The new energy industry is going in the direction of Risk-as-a-Service, where clients purchase a financially backed, clearly quantified operational outcome, such as a committed lifetime energy throughput.
According to the white paper, the global market for energy storage RaaS is projected to grow to USD177.6 billion by 2035 from about USD10.9 billion last year.
No single institution can complete this transformation alone. "We hope to be explorers," Yuan said. “More broadly, we’re talking about building an ecosystem and expanding our circle of partners within that broader ecosystem.”
Overseas Push
The gap in energy storage insurance is further amplified when Chinese new energy companies expand overseas. Eight of the world's top 10 energy storage system suppliers by volume are Chinese, according to the white paper.
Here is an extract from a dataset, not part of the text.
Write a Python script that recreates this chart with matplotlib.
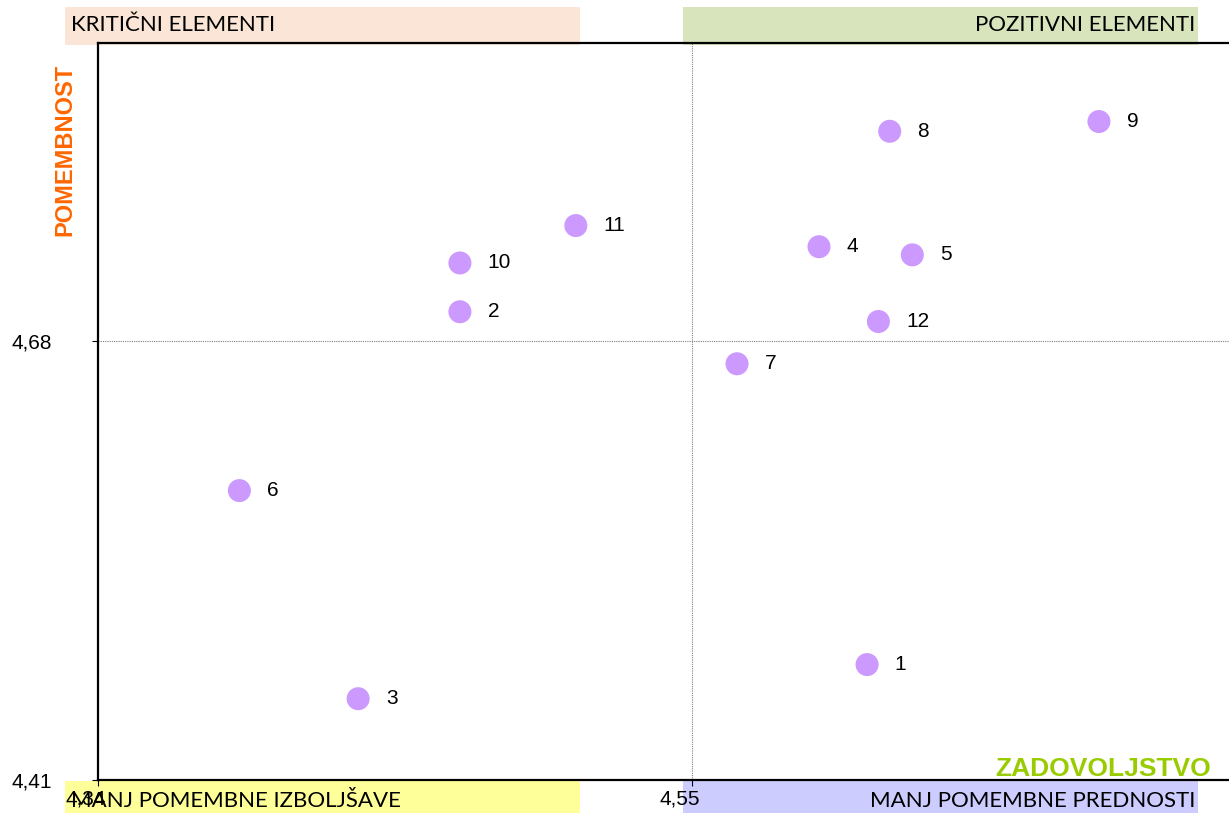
import matplotlib
matplotlib.use('Agg')
import matplotlib.pyplot as plt
import matplotlib.transforms as mtransforms
from matplotlib.patches import Rectangle

# satisfaction (x) and importance (y) per element
labels = ['1', '2', '3', '4', '5', '6', '7', '8', '9', '10', '11', '12']
zadovoljstvo = [4.612, 4.468, 4.432, 4.595, 4.628, 4.390, 4.566, 4.620, 4.694, 4.468, 4.509, 4.616]
pomembnost = [4.481, 4.698, 4.460, 4.738, 4.733, 4.588, 4.666, 4.809, 4.815, 4.728, 4.751, 4.692]

x_ticks = [4.34, 4.55]
y_ticks = [4.41, 4.68]
x_mid = 4.55
y_mid = 4.68

W, H = 1229, 813
fig = plt.figure(figsize=(W / 100, H / 100), dpi=100)

# quadrant label boxes (pixel coords converted to figure fraction)
def box(x0, x1, y0, y1, color):
    fig.patches.append(Rectangle((x0 / W, 1 - y1 / H), (x1 - x0) / W, (y1 - y0) / H,
                                 transform=fig.transFigure, facecolor=color,
                                 edgecolor='none', zorder=-5))

box(65, 580, 7, 45, '#fbe5d6')
box(683, 1198, 7, 45, '#d8e4bc')
box(65, 580, 781, 813, '#ffff99')
box(683, 1198, 781, 813, '#ccccff')

qfont = dict(family='Lato', fontsize=16, color='black', zorder=-4)
fig.text(71 / W, 1 - 25 / H, 'KRITIČNI ELEMENTI', ha='left', va='center', **qfont)
fig.text(1195 / W, 1 - 25 / H, 'POZITIVNI ELEMENTI', ha='right', va='center', **qfont)
fig.text(71 / W, 1 - 801 / H, 'MANJ POMEMBNE IZBOLJŠAVE', ha='left', va='center', **qfont)
fig.text(1195 / W, 1 - 801 / H, 'MANJ POMEMBNE PREDNOSTI', ha='right', va='center', **qfont)

ax = fig.add_axes([98 / W, 1 - 780 / H, (W - 98) / W, (780 - 43) / H])
ax.patch.set_alpha(0)

ax.scatter(zadovoljstvo, pomembnost, s=275, color='#cc99ff', edgecolors='none', zorder=3)
for x, y, t in zip(zadovoljstvo, pomembnost, labels):
    ax.annotate(t, (x, y), xytext=(20, 0), textcoords='offset points',
                ha='left', va='center', fontsize=15, family='Liberation Sans')

ax.axvline(x_mid, color='#808080', lw=0.8, ls=(0, (1, 1)), zorder=1)
ax.axhline(y_mid, color='#808080', lw=0.8, ls=(0, (1, 1)), zorder=1)

ax.set_xlim(4.34, 4.74)
ax.set_ylim(4.41, 4.8633)
ax.set_xticks(x_ticks)
ax.set_xticklabels([f'{v:.2f}'.replace('.', ',') for v in x_ticks])
ax.set_yticks(y_ticks)
ax.set_yticklabels([f'{v:.2f}'.replace('.', ',') for v in y_ticks])
ax.tick_params(direction='out', length=4, width=0.8, labelsize=15)
ax.tick_params(axis='y', pad=29)
ax.tick_params(axis='x', pad=3)
shift = mtransforms.ScaledTranslation(-12 / 100, 0, fig.dpi_scale_trans)
for lab in ax.get_xticklabels():
    lab.set_transform(lab.get_transform() + shift)
for lab in ax.get_xticklabels() + ax.get_yticklabels():
    lab.set_family('Liberation Sans')

for side in ['left', 'bottom', 'top']:
    ax.spines[side].set_linewidth(1.6)
ax.spines['right'].set_visible(False)

fig.text(65 / W, 1 - 150 / H, 'POMEMBNOST', rotation=90, ha='center', va='center',
         color='#ff6600', fontweight='bold', fontsize=17, family='Liberation Sans')
fig.text(1211 / W, 1 - 769 / H, 'ZADOVOLJSTVO', ha='right', va='center',
         color='#99cc00', fontweight='bold', fontsize=19, family='Liberation Sans')

fig.savefig('out.png', dpi=100)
The risks these companies most commonly underestimate are not technical but operational, such as underestimating local regulatory requirements and labor market conditions in the host country, Yuan said.
He explained that the value insurers can provide in overseas markets goes well beyond post-loss indemnification. “Our greatest hope is that nothing goes wrong,” he noted. “Insurance companies should not only use technologies for pricing and risk forecasting, but also apply them to loss prevention and risk mitigation, bringing the probability of a claim to its lowest possible level.”
At the product level, many countries require that insurance policies be issued locally, which poses a substantive barrier for Chinese insurers without established local networks, Wang pointed out. "This is a key reason why businesses end up with overseas insurance companies.” he said.
As an international company, Generali can leverage its global network alongside its understanding of the Chinese market to help clients bridge that gap through Generali China, Yuan noted.